**Request**
Transcribe exactly the lines from the one containing "Convert this chart to D3.js code." through the one containing "const fillOf = c", both included, and leave out any pictures.

**Raw records**
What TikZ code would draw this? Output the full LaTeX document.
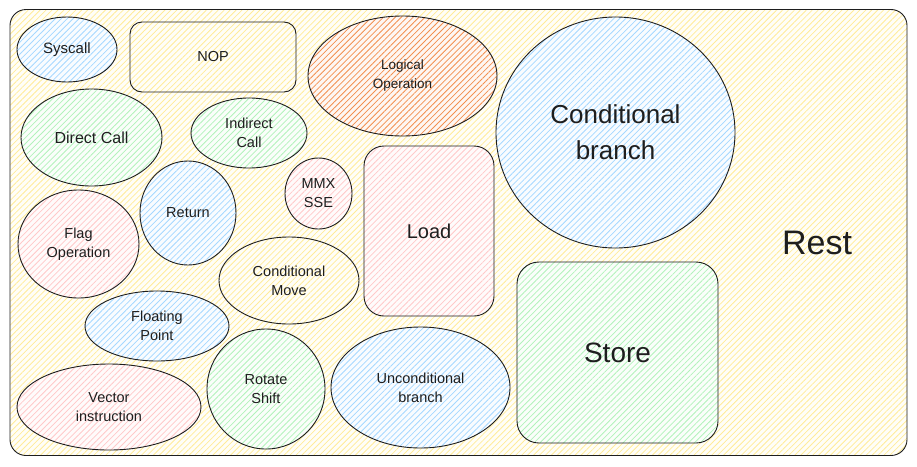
\documentclass[tikz,border=0pt]{standalone}
\usepackage{fontspec}
\setmainfont{Liberation Sans}
\usetikzlibrary{shapes.geometric,patterns.meta}
\definecolor{ink}{HTML}{1E1E1E}
\definecolor{cyellow}{HTML}{FFEC99}
\definecolor{cblue}{HTML}{A5D8FF}
\definecolor{cgreen}{HTML}{B2F2BB}
\definecolor{cpink}{HTML}{FFC9C9}
\definecolor{corange}{HTML}{F29050}
\tikzset{
  shapebase/.style={draw=ink, line width=0.9pt, align=center, text=ink, inner sep=0pt,
    font=\fontsize{14.5}{19}\selectfont},
  hatch/.style={preaction={fill=#1!7}, pattern={Lines[angle=45,distance=4.2pt,line width=0.8pt]}, pattern color=#1},
  oval/.style={shapebase, ellipse},
  rbox/.style={shapebase, rectangle, rounded corners=#1},
}
\begin{document}
\begin{tikzpicture}[x=1pt,y=-1pt]
\useasboundingbox (0,0) rectangle (917,466);
\node[rbox=16pt, hatch=cyellow, minimum width=897pt, minimum height=446pt] (outer) at (458.5,232.5) {};
\node[text=ink, font=\fontsize{34}{40}\selectfont] (rest) at (817,243) {Rest};

\node[oval, hatch=cblue, minimum width=100pt, minimum height=65pt, font=\fontsize{15}{19}\selectfont] (syscall) at (67,49.5) {Syscall};
\node[rbox=12pt, hatch=cyellow, minimum width=166pt, minimum height=70pt] (nop) at (213,57) {NOP};
\node[oval, hatch=cgreen, minimum width=141pt, minimum height=97pt, font=\fontsize{16}{19}\selectfont] (dcall) at (91.5,137.5) {Direct Call};
\node[oval, hatch=cgreen, minimum width=116pt, minimum height=70pt] (icall) at (249,133) {Indirect\\Call};
\node[oval, hatch=cblue, minimum width=96pt, minimum height=104pt] (ret) at (188,213) {Return};
\node[oval, hatch=cpink, minimum width=67pt, minimum height=71pt] (mmx) at (318.5,193.5) {MMX\\SSE};
\node[oval, hatch=cpink, minimum width=121pt, minimum height=108pt] (flag) at (78.5,244) {Flag\\Operation};
\node[oval, hatch=cyellow, minimum width=140pt, minimum height=87pt] (cmove) at (289,280.5) {Conditional\\Move};
\node[oval, hatch=cblue, minimum width=144pt, minimum height=70pt] (fp) at (157,326) {Floating\\Point};
\node[oval, hatch=cpink, minimum width=184pt, minimum height=86pt] (vec) at (109,407) {Vector\\instruction};
\node[oval, hatch=cgreen, minimum width=118pt, minimum height=120pt] (rot) at (266,389) {Rotate\\Shift};
\node[oval, hatch=cblue, minimum width=179pt, minimum height=121pt] (ubr) at (420.5,387.5) {Unconditional\\branch};
\node[oval, hatch=corange, minimum width=189pt, minimum height=120pt, font=\fontsize{13.5}{19}\selectfont] (logic) at (402.5,76) {Logical\\Operation};
\node[rbox=20pt, hatch=cpink, minimum width=130pt, minimum height=170pt, font=\fontsize{20}{24}\selectfont] (load) at (429,231) {Load};
\node[oval, hatch=cblue, minimum width=239pt, minimum height=231pt, font=\fontsize{26}{36}\selectfont] (cbr) at (615.5,132.5) {Conditional\\branch};
\node[rbox=22pt, hatch=cgreen, minimum width=201pt, minimum height=181pt, font=\fontsize{28}{32}\selectfont] (store) at (617.5,352.5) {Store};
\end{tikzpicture}
\end{document}
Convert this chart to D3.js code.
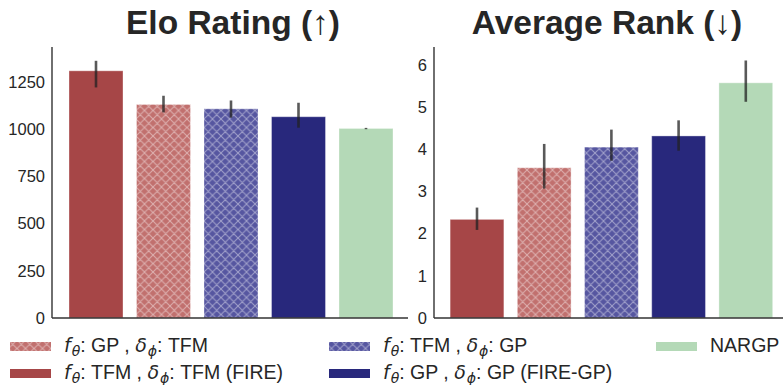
<!DOCTYPE html>
<html>
<head>
<meta charset="utf-8">
<script src="https://cdn.jsdelivr.net/npm/d3@7"></script>
<style>
  html, body { margin: 0; padding: 0; background: #fff; }
  svg { display: block; font-family: "Liberation Sans", Arial, Helvetica, sans-serif; }
</style>
</head>
<body>
<svg id="chart" width="783" height="385"></svg>
<script>
// ---- data ----
const categories = ["FIRE", "GP-TFM", "TFM-GP", "FIRE-GP", "NARGP"];
const eloValues = [1308, 1130, 1107, 1065, 1003];
const eloLow    = [1220, 1088, 1060, 1007, 999];
const eloHigh   = [1361, 1176, 1151, 1139, 1006];
const rankValues = [2.34, 3.565, 4.055, 4.32, 5.58];
const rankLow    = [2.09, 3.07, 3.73, 3.97, 5.13];
const rankHigh   = [2.62, 4.13, 4.47, 4.69, 6.11];
const eloTicks  = [0, 250, 500, 750, 1000, 1250];
const rankTicks = [0, 1, 2, 3, 4, 5, 6];
const titles = ["Elo Rating (\u2191)", "Average Rank (\u2193)"];
// legend (matplotlib column-major order)
const legendCats = ["GP-TFM", "FIRE", "TFM-GP", "FIRE-GP", "NARGP"];
const legendF     = ["GP", "TFM", "TFM", "GP", null];
const legendD     = ["TFM", "TFM", "GP", "GP", null];
const legendTail  = ["", " (FIRE)", "", " (FIRE-GP)", "NARGP"];

// ---- styles ----
const fillColor = {"FIRE": "#a64647", "GP-TFM": "#c1706e", "TFM-GP": "#5656a0", "FIRE-GP": "#28287c", "NARGP": "#b4d9b7"};
const hatched = {"FIRE": false, "GP-TFM": true, "TFM-GP": true, "FIRE-GP": false, "NARGP": false};

const svg = d3.select("#chart");
const defs = svg.append("defs");
categories.forEach(c => {
  if (!hatched[c]) return;
  const p = defs.append("pattern").attr("id", "hatch-" + c)
    .attr("patternUnits", "userSpaceOnUse").attr("width", 8.5).attr("height", 8.5);
  p.append("rect").attr("width", 8.5).attr("height", 8.5).attr("fill", fillColor[c]);
  p.append("path").attr("d", "M0,0L8.5,8.5M0,8.5L8.5,0M-1,1L1,-1M7.5,9.5L9.5,7.5M-1,7.5L1,9.5M7.5,-1L9.5,1")
    .attr("stroke", "#ffffff").attr("stroke-opacity", 0.45).attr("stroke-width", 1);
});
const fillOf = c => hatched[c] ? `url(#hatch-${c})` : fillColor[c];

const panels = [
  {values: eloValues, low: eloLow, high: eloHigh, ticks: eloTicks, ymax: 1434,
   axisX0: 52, axisX1: 408, bandX0: 62.25, bandX1: 399.75, title: titles[0], tcx: 233},
  {values: rankValues, low: rankLow, high: rankHigh, ticks: rankTicks, ymax: 6.43,
   axisX0: 434, axisX1: 783, bandX0: 443.4, bandX1: 779.4, title: titles[1], tcx: 607}
];
const yBottom = 318, yTop = 47;

panels.forEach(p => {
  const x = d3.scaleBand().domain(categories).range([p.bandX0, p.bandX1])
    .paddingInner(0.2).paddingOuter(0.1);
  const y = d3.scaleLinear().domain([0, p.ymax]).range([yBottom, yTop]);
  const g = svg.append("g");

  // bars
  g.selectAll("rect.bar").data(categories).join("rect").attr("class", "bar")
    .attr("x", c => x(c)).attr("width", x.bandwidth())
    .attr("y", (c, i) => y(p.values[i])).attr("height", (c, i) => y(0) - y(p.values[i]))
    .attr("fill", c => fillOf(c))
    .attr("stroke", "#ffffff").attr("stroke-opacity", 0.35).attr("stroke-width", 1);

  // error bars
  g.selectAll("line.err").data(categories).join("line").attr("class", "err")
    .attr("x1", c => x(c) + x.bandwidth() / 2).attr("x2", c => x(c) + x.bandwidth() / 2)
    .attr("y1", (c, i) => y(p.low[i])).attr("y2", (c, i) => y(p.high[i]))
    .attr("stroke", "#222").attr("stroke-opacity", 0.75).attr("stroke-width", 2.6);

  // y axis
  const ya = d3.axisLeft(y).tickValues(p.ticks).tickSize(0).tickPadding(7).tickFormat(d3.format("d"));
  const yg = g.append("g").attr("transform", `translate(${p.axisX0},0)`).call(ya);
  yg.select(".domain").remove();
  yg.selectAll("text").attr("font-size", 16.5).attr("fill", "#262626")
    .attr("font-family", "'Liberation Sans', Arial, sans-serif");

  // spines
  g.append("line").attr("x1", p.axisX0).attr("x2", p.axisX0).attr("y1", yTop).attr("y2", yBottom)
    .attr("stroke", "#333").attr("stroke-width", 1.4);
  g.append("line").attr("x1", p.axisX0).attr("x2", p.axisX1).attr("y1", yBottom).attr("y2", yBottom)
    .attr("stroke", "#333").attr("stroke-width", 1.4);

  // title
  svg.append("text").attr("x", p.tcx).attr("y", 34).attr("text-anchor", "middle")
    .attr("font-size", 33.5).attr("font-weight", "bold").attr("fill", "#262626").text(p.title);
});

// ---- legend ----
const colX = [10, 329, 656];
const rowY = [342, 369];
const patchW = 41, patchH = 9;
const mathFont = "'DejaVu Sans', sans-serif";
legendCats.forEach((c, i) => {
  const col = Math.floor(i / 2), row = i % 2;
  const px = colX[col], py = rowY[row];
  svg.append("rect").attr("x", px).attr("y", py).attr("width", patchW).attr("height", patchH)
    .attr("fill", fillOf(c));
  const t = svg.append("text").attr("x", px + patchW + 13).attr("y", py + 10)
    .attr("font-size", 19.5).attr("fill", "#262626");
  if (legendF[i] === null) {
    t.text(legendTail[i]);
    return;
  }
  t.append("tspan").attr("font-family", mathFont).attr("font-style", "italic").attr("font-size", 19).text("f");
  t.append("tspan").attr("font-family", mathFont).attr("font-style", "italic").attr("font-size", 14).attr("dy", 4).attr("dx", 1).text("\u03B8");
  t.append("tspan").attr("dy", -4).text(": " + legendF[i] + " , ");
  t.append("tspan").attr("font-family", mathFont).attr("font-style", "italic").attr("font-size", 19).text("\u03B4");
  t.append("tspan").attr("font-family", mathFont).attr("font-style", "italic").attr("font-size", 14).attr("dy", 4).attr("dx", 1).text("\u03D5");
  t.append("tspan").attr("dy", -4).text(": " + legendD[i] + legendTail[i]);
});
</script>
</body>
</html>
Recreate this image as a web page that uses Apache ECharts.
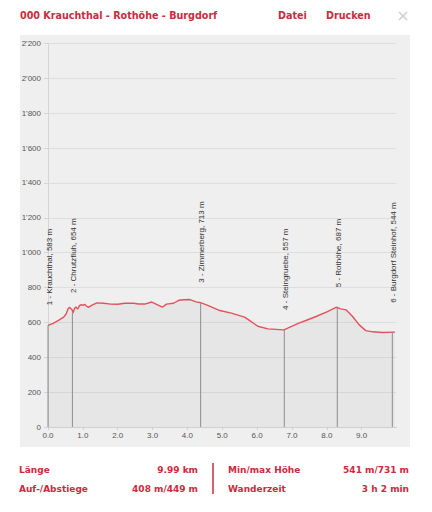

**The completed task**
Convert this chart to D3.js code.
<!DOCTYPE html>
<html>
<head>
<meta charset="utf-8">
<script src="https://cdn.jsdelivr.net/npm/d3@7"></script>
<style>
  html, body { margin: 0; padding: 0; background: #fff; }
  svg { display: block; font-family: "Liberation Sans", Arial, Helvetica, sans-serif; }
</style>
</head>
<body>
<svg id="chart" width="783" height="385"></svg>
<script>
// ---- data ----
const categories = ["FIRE", "GP-TFM", "TFM-GP", "FIRE-GP", "NARGP"];
const eloValues = [1308, 1130, 1107, 1065, 1003];
const eloLow    = [1220, 1088, 1060, 1007, 999];
const eloHigh   = [1361, 1176, 1151, 1139, 1006];
const rankValues = [2.34, 3.565, 4.055, 4.32, 5.58];
const rankLow    = [2.09, 3.07, 3.73, 3.97, 5.13];
const rankHigh   = [2.62, 4.13, 4.47, 4.69, 6.11];
const eloTicks  = [0, 250, 500, 750, 1000, 1250];
const rankTicks = [0, 1, 2, 3, 4, 5, 6];
const titles = ["Elo Rating (\u2191)", "Average Rank (\u2193)"];
// legend (matplotlib column-major order)
const legendCats = ["GP-TFM", "FIRE", "TFM-GP", "FIRE-GP", "NARGP"];
const legendF     = ["GP", "TFM", "TFM", "GP", null];
const legendD     = ["TFM", "TFM", "GP", "GP", null];
const legendTail  = ["", " (FIRE)", "", " (FIRE-GP)", "NARGP"];

// ---- styles ----
const fillColor = {"FIRE": "#a64647", "GP-TFM": "#c1706e", "TFM-GP": "#5656a0", "FIRE-GP": "#28287c", "NARGP": "#b4d9b7"};
const hatched = {"FIRE": false, "GP-TFM": true, "TFM-GP": true, "FIRE-GP": false, "NARGP": false};

const svg = d3.select("#chart");
const defs = svg.append("defs");
categories.forEach(c => {
  if (!hatched[c]) return;
  const p = defs.append("pattern").attr("id", "hatch-" + c)
    .attr("patternUnits", "userSpaceOnUse").attr("width", 8.5).attr("height", 8.5);
  p.append("rect").attr("width", 8.5).attr("height", 8.5).attr("fill", fillColor[c]);
  p.append("path").attr("d", "M0,0L8.5,8.5M0,8.5L8.5,0M-1,1L1,-1M7.5,9.5L9.5,7.5M-1,7.5L1,9.5M7.5,-1L9.5,1")
    .attr("stroke", "#ffffff").attr("stroke-opacity", 0.45).attr("stroke-width", 1);
});
const fillOf = c => hatched[c] ? `url(#hatch-${c})` : fillColor[c];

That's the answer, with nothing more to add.